The place could be best described as a tough, Soviet-style camp.
The inmates were all housed in two big army-style barracks - there were anywhere between 50 and 100 people in each one.
The barracks were built in the Soviet times - I guess in the 1920s.
All you've got inside are rows of bunkbeds, a night stand and a stool.
There is also a toilet but you cannot use it as there is no central sewage system. We used to go outside to the so-called 'hole', sometimes when it was -20C in the winter.
In general, the climate in that remote swampy place surrounded by forest was just awful - cold winters and midges in the summer. In addition, there was a nuclear facility about 70km [44 miles] away from our camps.
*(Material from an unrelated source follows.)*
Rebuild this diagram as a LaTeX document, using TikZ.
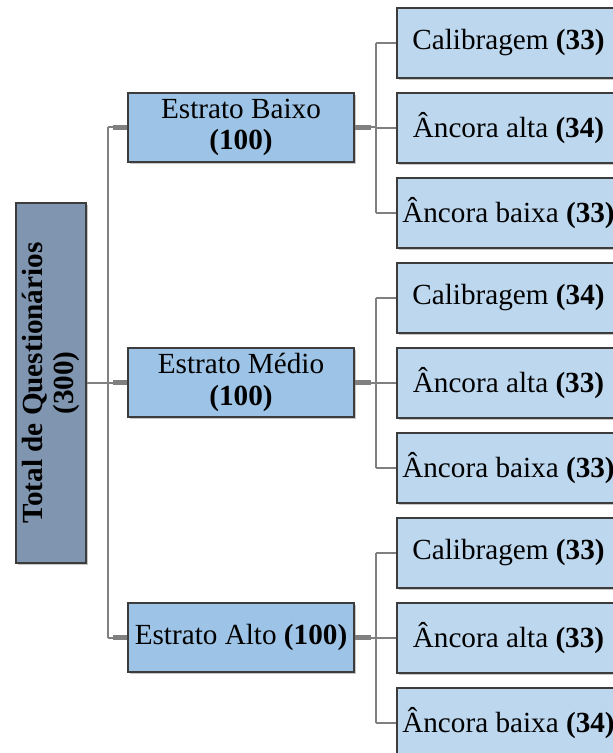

The administration was very strict with us - rumours of beatings circled around the colony, although I didn't witness any personally. More often there were fights between the inmates themselves.
Mass beatings are usually a feature of male camps - the so-called 'black colonies'.
There was no torture in FGU IK-14, but anyone disobeying the prison rules would be punished by getting sent to "shiza" [Russian abbreviation for schizophrenia] - a solitary cell.
The daily routine was also strict - they would wake us up at 06:00, and we would have morning exercises five minutes later. We had breakfast at 07:00, then work until 13:00 when we would have lunch. There was more work after that until 16:00, followed by dinner. Lights out was at 22:00."